## INSTRUCTION
Transcribe the material verbatim in full; the pictures do not belong in the copy.

## DATA SEGMENT
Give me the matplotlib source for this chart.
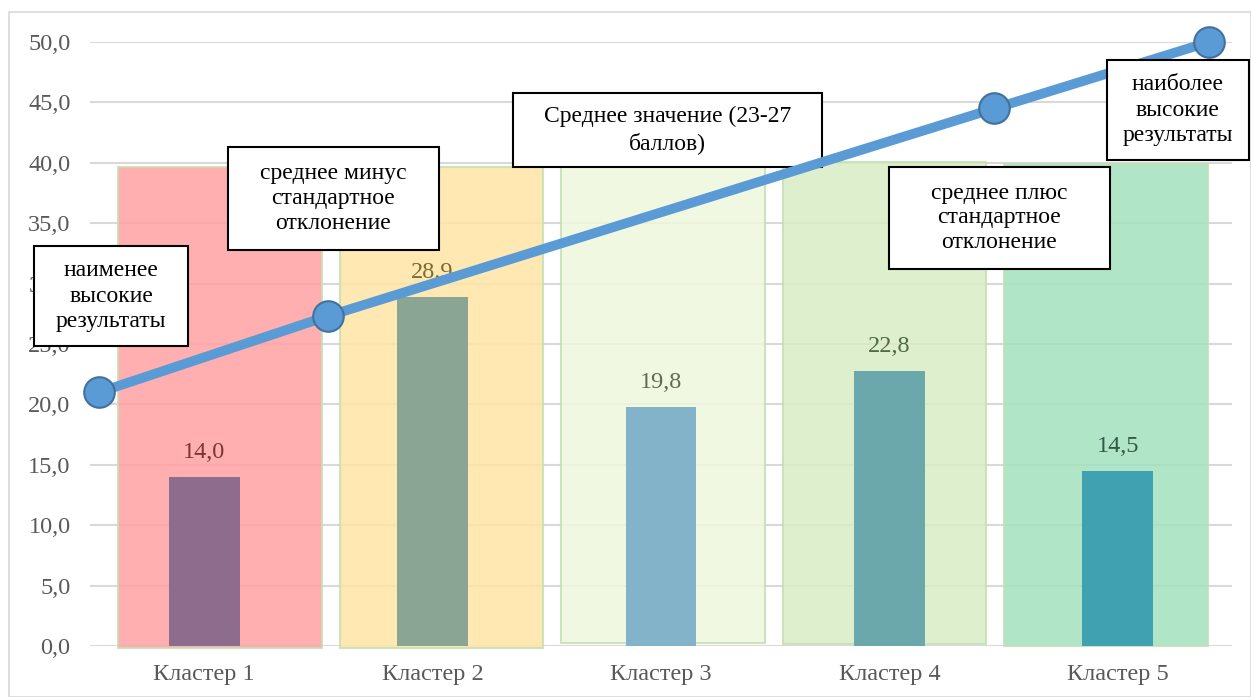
import numpy as np
import matplotlib
matplotlib.use("Agg")
import matplotlib.pyplot as plt
from matplotlib.patches import Rectangle

plt.rcParams['font.family'] = ['Liberation Serif', 'DejaVu Serif']

# data
clusters = ['Кластер 1', 'Кластер 2', 'Кластер 3', 'Кластер 4', 'Кластер 5']
values = [14.0, 28.9, 19.8, 22.8, 14.5]
value_labels = ['14,0', '28.9', '19,8', '22,8', '14,5']
bg_bottom = [-0.17, -0.17, 0.25, 0.2, 0.0]
bg_top = [39.65, 39.65, 40.15, 40.05, 39.9]
line_x = [-0.46, 0.54, 3.46, 4.40]
line_y = [21.0, 27.3, 44.5, 50.0]
yticks = np.arange(0, 51, 5)
ytick_labels = [('%.1f' % v).replace('.', ',') for v in yticks]
box_texts = ['наименее\nвысокие\nрезультаты',
             'среднее минус\nстандартное\nотклонение',
             'Среднее значение (23-27\nбаллов)',
             'среднее плюс\nстандартное\nотклонение',
             'наиболее\nвысокие\nрезультаты']

# styles
bar_colors = ['#8E6C8E', '#8AA593', '#82B3C8', '#6AA8AC', '#40A1B0']
bg_colors = ['#FFA1A1', '#FFE4A4', '#EFF7DD', '#D8EDC3', '#A3E1BE']
label_colors = ['#7A3535', '#7A6A35', '#5F6A55', '#4F6A45', '#2F5A45']
# boxes in pixels: left, top, right, bottom
box_px = [(34, 246, 188, 346), (228, 147, 439, 250), (513, 93, 822, 167),
          (889, 167, 1110, 269), (1107, 60, 1249, 160)]
box_z = [6, 6, 4, 6, 6]

W, H = 1251, 697
fig = plt.figure(figsize=(W / 100, H / 100), dpi=100)
ax = fig.add_axes([90 / W, (H - 646) / H, 1142 / W, 604 / H])
ax.set_xlim(-0.5, 4.5)
ax.set_ylim(0, 50)

x = np.arange(len(clusters))
ax.set_yticks(yticks)
ax.set_yticklabels(ytick_labels)
ax.set_xticks(x)
ax.set_xticklabels(clusters)
ax.tick_params(axis='y', length=0, pad=14, labelsize=17.5, labelcolor='#595959')
ax.tick_params(axis='x', length=0, pad=13, labelsize=17.5, labelcolor='#595959')
ax.grid(axis='y', color='#D9D9D9', lw=1.5, zorder=0)
ax.set_axisbelow(True)
for s in ax.spines.values():
    s.set_visible(False)

# background bars on a secondary category scale
ax2 = ax.twiny()
ax2.set_xlim(-0.587, 4.569)
ax2.set_ylim(0, 50)
ax2.axis('off')
ax2.bar(x, np.array(bg_top) - np.array(bg_bottom), bottom=bg_bottom, width=0.92,
        color=bg_colors, alpha=0.85, edgecolor='#C5E0B4', lw=1.5, zorder=2, clip_on=False)

ax3 = ax.twiny()
ax3.set_xlim(-0.5, 4.5)
ax3.set_ylim(0, 50)
ax3.axis('off')
ax3.bar(x, values, width=0.31, color=bar_colors, zorder=3)
for xi, v, lab, c in zip(x, values, value_labels, label_colors):
    ax3.annotate(lab, (xi, v), xytext=(0, 10), textcoords='offset points',
                 ha='center', va='bottom', fontsize=17.5, color=c, zorder=3)

ax3.plot(line_x, line_y, color='#5B9BD5', lw=7, marker='o', markersize=22,
         markerfacecolor='#5B9BD5', markeredgecolor='#41719C', markeredgewidth=1.5,
         zorder=5, clip_on=False)

for (l, t, r, b), txt, z in zip(box_px, box_texts, box_z):
    ax3.add_patch(Rectangle((l / W, 1 - b / H), (r - l) / W, (b - t) / H,
                            transform=fig.transFigure, facecolor='white',
                            edgecolor='black', lw=1.5, zorder=z, clip_on=False))
    ax3.text((l + r) / 2 / W, 1 - (t + b) / 2 / H, txt, transform=fig.transFigure,
             ha='center', va='center', fontsize=17, color='black',
             linespacing=1.25, zorder=z + 0.5, clip_on=False)

# chart border
fig.patches.append(Rectangle((9 / W, 0), 1 - 9 / W, 1 - 12 / H, transform=fig.transFigure,
                             fill=False, edgecolor='#D9D9D9', lw=1.2))

fig.savefig('out.png', dpi=100)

## RESPONSE FOR THIS EXERCISE
Give me the matplotlib source for this chart.
import numpy as np
import matplotlib
matplotlib.use("Agg")
import matplotlib.pyplot as plt
from matplotlib.patches import Rectangle

plt.rcParams['font.family'] = ['Liberation Serif', 'DejaVu Serif']

# data
clusters = ['Кластер 1', 'Кластер 2', 'Кластер 3', 'Кластер 4', 'Кластер 5']
values = [14.0, 28.9, 19.8, 22.8, 14.5]
value_labels = ['14,0', '28.9', '19,8', '22,8', '14,5']
bg_bottom = [-0.17, -0.17, 0.25, 0.2, 0.0]
bg_top = [39.65, 39.65, 40.15, 40.05, 39.9]
line_x = [-0.46, 0.54, 3.46, 4.40]
line_y = [21.0, 27.3, 44.5, 50.0]
yticks = np.arange(0, 51, 5)
ytick_labels = [('%.1f' % v).replace('.', ',') for v in yticks]
box_texts = ['наименее\nвысокие\nрезультаты',
             'среднее минус\nстандартное\nотклонение',
             'Среднее значение (23-27\nбаллов)',
             'среднее плюс\nстандартное\nотклонение',
             'наиболее\nвысокие\nрезультаты']

# styles
bar_colors = ['#8E6C8E', '#8AA593', '#82B3C8', '#6AA8AC', '#40A1B0']
bg_colors = ['#FFA1A1', '#FFE4A4', '#EFF7DD', '#D8EDC3', '#A3E1BE']
label_colors = ['#7A3535', '#7A6A35', '#5F6A55', '#4F6A45', '#2F5A45']
# boxes in pixels: left, top, right, bottom
box_px = [(34, 246, 188, 346), (228, 147, 439, 250), (513, 93, 822, 167),
          (889, 167, 1110, 269), (1107, 60, 1249, 160)]
box_z = [6, 6, 4, 6, 6]

W, H = 1251, 697
fig = plt.figure(figsize=(W / 100, H / 100), dpi=100)
ax = fig.add_axes([90 / W, (H - 646) / H, 1142 / W, 604 / H])
ax.set_xlim(-0.5, 4.5)
ax.set_ylim(0, 50)

x = np.arange(len(clusters))
ax.set_yticks(yticks)
ax.set_yticklabels(ytick_labels)
ax.set_xticks(x)
ax.set_xticklabels(clusters)
ax.tick_params(axis='y', length=0, pad=14, labelsize=17.5, labelcolor='#595959')
ax.tick_params(axis='x', length=0, pad=13, labelsize=17.5, labelcolor='#595959')
ax.grid(axis='y', color='#D9D9D9', lw=1.5, zorder=0)
ax.set_axisbelow(True)
for s in ax.spines.values():
    s.set_visible(False)

# background bars on a secondary category scale
ax2 = ax.twiny()
ax2.set_xlim(-0.587, 4.569)
ax2.set_ylim(0, 50)
ax2.axis('off')
ax2.bar(x, np.array(bg_top) - np.array(bg_bottom), bottom=bg_bottom, width=0.92,
        color=bg_colors, alpha=0.85, edgecolor='#C5E0B4', lw=1.5, zorder=2, clip_on=False)

ax3 = ax.twiny()
ax3.set_xlim(-0.5, 4.5)
ax3.set_ylim(0, 50)
ax3.axis('off')
ax3.bar(x, values, width=0.31, color=bar_colors, zorder=3)
for xi, v, lab, c in zip(x, values, value_labels, label_colors):
    ax3.annotate(lab, (xi, v), xytext=(0, 10), textcoords='offset points',
                 ha='center', va='bottom', fontsize=17.5, color=c, zorder=3)

ax3.plot(line_x, line_y, color='#5B9BD5', lw=7, marker='o', markersize=22,
         markerfacecolor='#5B9BD5', markeredgecolor='#41719C', markeredgewidth=1.5,
         zorder=5, clip_on=False)

for (l, t, r, b), txt, z in zip(box_px, box_texts, box_z):
    ax3.add_patch(Rectangle((l / W, 1 - b / H), (r - l) / W, (b - t) / H,
                            transform=fig.transFigure, facecolor='white',
                            edgecolor='black', lw=1.5, zorder=z, clip_on=False))
    ax3.text((l + r) / 2 / W, 1 - (t + b) / 2 / H, txt, transform=fig.transFigure,
             ha='center', va='center', fontsize=17, color='black',
             linespacing=1.25, zorder=z + 0.5, clip_on=False)

# chart border
fig.patches.append(Rectangle((9 / W, 0), 1 - 9 / W, 1 - 12 / H, transform=fig.transFigure,
                             fill=False, edgecolor='#D9D9D9', lw=1.2))

fig.savefig('out.png', dpi=100)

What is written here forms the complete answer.